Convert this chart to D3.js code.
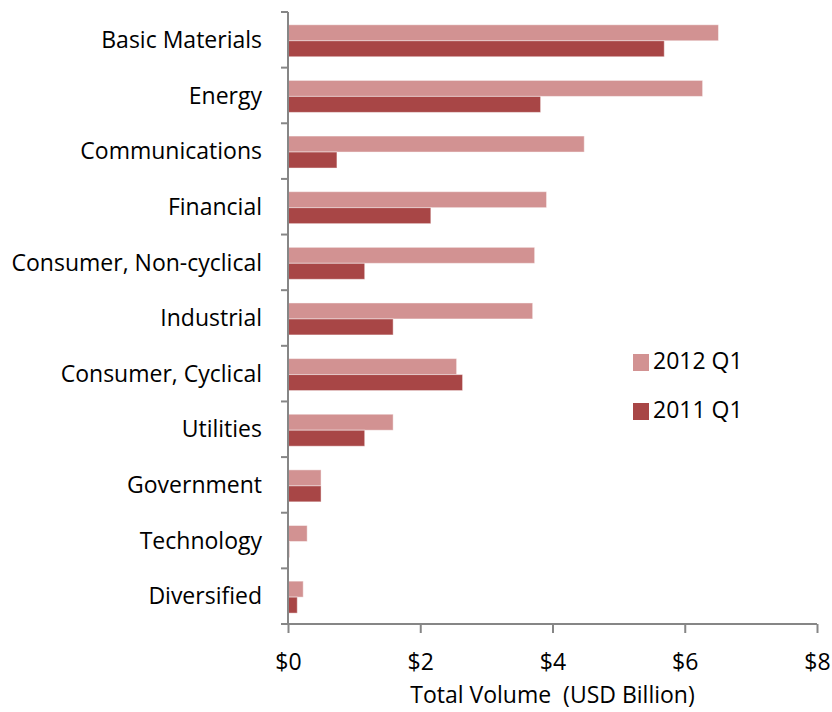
<!DOCTYPE html>
<html><head><meta charset="utf-8">
<script src="https://cdn.jsdelivr.net/npm/d3@7"></script>
<style>body{margin:0;background:#fff;} text{font-family:"Open Sans",sans-serif;fill:#000;}</style>
</head><body><svg id="c" width="832" height="712"></svg>
<script>
const categories = ["Basic Materials","Energy","Communications","Financial","Consumer, Non-cyclical","Industrial","Consumer, Cyclical","Utilities","Government","Technology","Diversified"];
const values2012 = [6.51,6.27,4.48,3.91,3.73,3.70,2.55,1.59,0.50,0.29,0.23];
const values2011 = [5.69,3.82,0.74,2.16,1.16,1.59,2.64,1.16,0.50,0.02,0.14];
const seriesNames = ["2012 Q1","2011 Q1"];
const xTicks = [0,2,4,6,8];
const colors = ["#d29292","#a84646"];

(function(){
const svg = d3.select("#c");
const FS = 23;
const pL = 288, pR = 817, pT = 12, pB = 624;
const x = d3.scaleLinear().domain([0,8]).range([pL,pR]);
const y = d3.scaleBand().domain(categories).range([pT,pB]).paddingInner(0).paddingOuter(0);
const inner = d3.scaleBand().domain(seriesNames).range([0,y.bandwidth()]).paddingInner(0).paddingOuter(0.74).align(0.54);
const data = [values2012, values2011];

seriesNames.forEach((s,si)=>{
  svg.append("g").selectAll("rect").data(categories).join("rect")
    .attr("x", x(0))
    .attr("y", d=>y(d)+inner(s))
    .attr("width", (d,i)=>Math.max(0,x(data[si][i])-x(0)))
    .attr("height", inner.bandwidth())
    .attr("fill", colors[si])
    .attr("stroke", "rgba(255,255,255,0.45)")
    .attr("stroke-width", 1);
});

// y axis
const yTickPos = d3.range(categories.length+1).map(i=>pT + i*y.step());
svg.append("line").attr("x1",pL).attr("x2",pL).attr("y1",pT).attr("y2",pB).attr("stroke","#868686").attr("stroke-width",2);
svg.append("g").selectAll("line").data(yTickPos).join("line")
  .attr("x1",pL-7).attr("x2",pL).attr("y1",d=>d).attr("y2",d=>d)
  .attr("stroke","#868686").attr("stroke-width",2);
svg.append("g").selectAll("text").data(categories).join("text")
  .attr("x", 262).attr("y", d=>y(d)+y.bandwidth()/2+2)
  .attr("text-anchor","end").attr("dominant-baseline","middle")
  .attr("font-size",FS).text(d=>d);

// x axis
const xAxis = d3.axisBottom(x).tickValues(xTicks).tickFormat(d=>"$"+d).tickSize(9).tickPadding(21);
const gx = svg.append("g").attr("transform",`translate(0,${pB})`).call(xAxis);
gx.select(".domain").attr("stroke","#868686").attr("stroke-width",2).attr("d",`M${pL-7},0H${pR}`);
gx.selectAll(".tick line").attr("stroke","#868686").attr("stroke-width",2);
gx.selectAll(".tick text").attr("font-size",FS).attr("font-family","'Open Sans',sans-serif").attr("fill","#000");

svg.append("text").attr("x",(pL+pR)/2).attr("y",703).attr("text-anchor","middle").attr("font-size",FS)
  .style("white-space","pre").text("Total Volume  (USD Billion)");

// legend
seriesNames.forEach((s,i)=>{
  const ly = 354 + i*49;
  svg.append("rect").attr("x",633).attr("y",ly).attr("width",16).attr("height",17).attr("fill",colors[i]);
  svg.append("text").attr("x",653).attr("y",ly+9).attr("dominant-baseline","middle").attr("font-size",FS).text(s);
});
})();
</script></body></html>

☆ ☆ ☆ ☆ ☆

Transcribe the material as is, with images omitted.

### Finished answer
Convert this chart to D3.js code.
<!DOCTYPE html>
<html><head><meta charset="utf-8">
<script src="https://cdn.jsdelivr.net/npm/d3@7"></script>
<style>body{margin:0;background:#fff;} text{font-family:"Open Sans",sans-serif;fill:#000;}</style>
</head><body><svg id="c" width="832" height="712"></svg>
<script>
const categories = ["Basic Materials","Energy","Communications","Financial","Consumer, Non-cyclical","Industrial","Consumer, Cyclical","Utilities","Government","Technology","Diversified"];
const values2012 = [6.51,6.27,4.48,3.91,3.73,3.70,2.55,1.59,0.50,0.29,0.23];
const values2011 = [5.69,3.82,0.74,2.16,1.16,1.59,2.64,1.16,0.50,0.02,0.14];
const seriesNames = ["2012 Q1","2011 Q1"];
const xTicks = [0,2,4,6,8];
const colors = ["#d29292","#a84646"];

(function(){
const svg = d3.select("#c");
const FS = 23;
const pL = 288, pR = 817, pT = 12, pB = 624;
const x = d3.scaleLinear().domain([0,8]).range([pL,pR]);
const y = d3.scaleBand().domain(categories).range([pT,pB]).paddingInner(0).paddingOuter(0);
const inner = d3.scaleBand().domain(seriesNames).range([0,y.bandwidth()]).paddingInner(0).paddingOuter(0.74).align(0.54);
const data = [values2012, values2011];

seriesNames.forEach((s,si)=>{
  svg.append("g").selectAll("rect").data(categories).join("rect")
    .attr("x", x(0))
    .attr("y", d=>y(d)+inner(s))
    .attr("width", (d,i)=>Math.max(0,x(data[si][i])-x(0)))
    .attr("height", inner.bandwidth())
    .attr("fill", colors[si])
    .attr("stroke", "rgba(255,255,255,0.45)")
    .attr("stroke-width", 1);
});

// y axis
const yTickPos = d3.range(categories.length+1).map(i=>pT + i*y.step());
svg.append("line").attr("x1",pL).attr("x2",pL).attr("y1",pT).attr("y2",pB).attr("stroke","#868686").attr("stroke-width",2);
svg.append("g").selectAll("line").data(yTickPos).join("line")
  .attr("x1",pL-7).attr("x2",pL).attr("y1",d=>d).attr("y2",d=>d)
  .attr("stroke","#868686").attr("stroke-width",2);
svg.append("g").selectAll("text").data(categories).join("text")
  .attr("x", 262).attr("y", d=>y(d)+y.bandwidth()/2+2)
  .attr("text-anchor","end").attr("dominant-baseline","middle")
  .attr("font-size",FS).text(d=>d);

// x axis
const xAxis = d3.axisBottom(x).tickValues(xTicks).tickFormat(d=>"$"+d).tickSize(9).tickPadding(21);
const gx = svg.append("g").attr("transform",`translate(0,${pB})`).call(xAxis);
gx.select(".domain").attr("stroke","#868686").attr("stroke-width",2).attr("d",`M${pL-7},0H${pR}`);
gx.selectAll(".tick line").attr("stroke","#868686").attr("stroke-width",2);
gx.selectAll(".tick text").attr("font-size",FS).attr("font-family","'Open Sans',sans-serif").attr("fill","#000");

svg.append("text").attr("x",(pL+pR)/2).attr("y",703).attr("text-anchor","middle").attr("font-size",FS)
  .style("white-space","pre").text("Total Volume  (USD Billion)");

// legend
seriesNames.forEach((s,i)=>{
  const ly = 354 + i*49;
  svg.append("rect").attr("x",633).attr("y",ly).attr("width",16).attr("height",17).attr("fill",colors[i]);
  svg.append("text").attr("x",653).attr("y",ly+9).attr("dominant-baseline","middle").attr("font-size",FS).text(s);
});
})();
</script></body></html>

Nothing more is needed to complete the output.